Hamilton to make wastewater data related to COVID-19 available starting Friday
CBC
Hamilton announced it will make its wastewater data available to the public, after months of saying the data was a "lagging indicator" when it came to monitoring the prevalence of COVID-19 in the community.
Starting Friday, the city will publish data corresponding to COVID-19 cases, hospitalizations and their wastewater "viral signal" on its Status of Cases dashboard online.
"These updates and enhancements to COVID-19 data are consistent with the City of Hamilton's commitment to transparency and sharing relevant and timely COVID-19 data with the community," said the city in a statement Thursday.
But, while the city says it will continue to seek "to understand the relationship between wastewater trends and other metrics such as hospitalization," it maintained that "it's not something that has worked as a predictive measure in Hamilton to date," the statement read.
The move comes after experts such as Robert Delatolla, who leads the research into wastewater testing in Hamilton and other cities, said the data is a "remarkable indicator" of the city's case count.
As recently as Monday, during a COVID-19 update briefing, the city's COVID-19 operations chief Michelle Baird doubled down on the city's view that wastewater data was not useful to share publicly, saying percent positivity was still the more accurate indicator.
"We certainly have been looking at this data and trying to understand its local application … we have some other indicators that have been more predictive for us in Hamilton," she said.

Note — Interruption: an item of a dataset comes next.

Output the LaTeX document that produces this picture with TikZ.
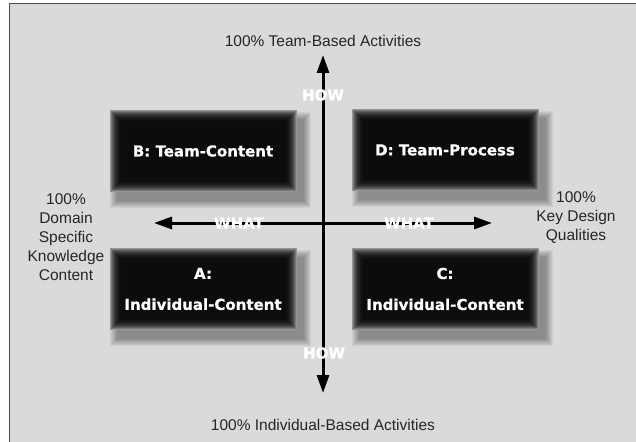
\documentclass[tikz,border=0pt]{standalone}
\usepackage{fontspec}
\setmainfont{Liberation Sans}
\newfontfamily\heavyfont{DejaVu Sans}[FakeBold=0.8]
\usetikzlibrary{arrows.meta}
\definecolor{panelgray}{RGB}{217,218,220}
\definecolor{edgegray}{RGB}{150,150,150}
\tikzset{
  axis/.style={line width=3pt,
    {Triangle[length=18pt,width=12pt]}-{Triangle[length=18pt,width=12pt]}},
  quadtext/.style={text=white, align=center,
    font=\heavyfont\bfseries\fontsize{15}{18}\selectfont},
  axistag/.style={text=white, inner sep=0pt,
    font=\heavyfont\bfseries\fontsize{15}{18}\selectfont},
  poletext/.style={text=black!85, align=center,
    font=\fontsize{15.5}{19}\selectfont},
}
\begin{document}
\begin{tikzpicture}[x=1pt,y=-1pt]
  \useasboundingbox (0,0) rectangle (636,441);
  \clip (0,0) rectangle (636,441);
  \fill[white] (0,0) rectangle (636,441);
  \filldraw[fill=panelgray, draw=black!70, line width=1pt] (9,4) rectangle (660,460);
  % blurred black boxes with drop shadow
  \foreach \bx/\by in {110/110,352/109,110/248,352/248} {
    \foreach \i in {0,...,7}
      \fill[black, opacity=0.05] (\bx+7-\i,\by+9-\i) rectangle (\bx+194+\i,\by+91+\i);
    \fill[edgegray] (\bx,\by) rectangle (\bx+187,\by+82);
    \foreach \i in {1,...,11}
      \fill[black, opacity=0.2] (\bx+\i,\by+\i) rectangle (\bx+187-\i,\by+82-\i);
  }
  \coordinate (top) at (323,55);
  \coordinate (bottom) at (323,393);
  \coordinate (left) at (154,223);
  \coordinate (right) at (492,223);
  \begin{scope}
    \draw[axis] (bottom) to (top);
    \draw[axis] (left) to (right);
  \end{scope}
  \node[quadtext] (B) at (203,151) {B: Team-Content};
  \node[quadtext] (D) at (445,150) {D: Team-Process};
  \node[quadtext] (A) at (203,289) {A:\\[13pt]Individual-Content};
  \node[quadtext] (C) at (445,289) {C:\\[13pt]Individual-Content};
  \node[axistag] (howtop) at (323,95) {HOW};
  \node[axistag] (howbot) at (324,353) {HOW};
  \node[axistag] (whatl) at (239,223) {WHAT};
  \node[axistag] (whatr) at (409,223) {WHAT};
  \node[poletext] (team) at (323,41) {100\% Team-Based Activities};
  \node[poletext] (indiv) at (323,425) {100\% Individual-Based Activities};
  \node[poletext] (domain) at (66,237) {100\%\\Domain\\Specific\\Knowledge\\Content};
  \node[poletext] (design) at (576,218) {100\%\\Key Design\\Qualities};
\end{tikzpicture}
\end{document}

That echoed comments from the city to CBC Hamilton as early as January, when it said "due to the variability of the wastewater data Hamilton Public Health Services has assessed to date, it does not support a greater understanding of the COVD-19 pandemic locally."
Delatolla previously explained to CBC how the process works, saying:
"The people that are sick with COVID, like with many other diseases, shed it … and anything that's wasted goes through the sink or goes through the toilet in our homes as wastewater."
"[It] ends up within this infrastructure within the city, these underground pipes. Because it's basically shared genetic code … the virus can be tracked and can be measured within the wastewater, so that's basically what we're doing and you can do that in a lot of different ways."
He said he and his team have been working "really closely" with Hamilton's Public Works employees and others and measuring the wastewater signal at Woodward and Dundas wastewater treatment plants.
He added that this process can not only be done city-wide but can also be narrowed down to neighbourhoods and even long-term facilities to predict an outbreak.
Other cities, such as Toronto, Brantford, London and Waterloo Region have already made wastewater data public and are using it to monitor COVID-19 levels in their regions.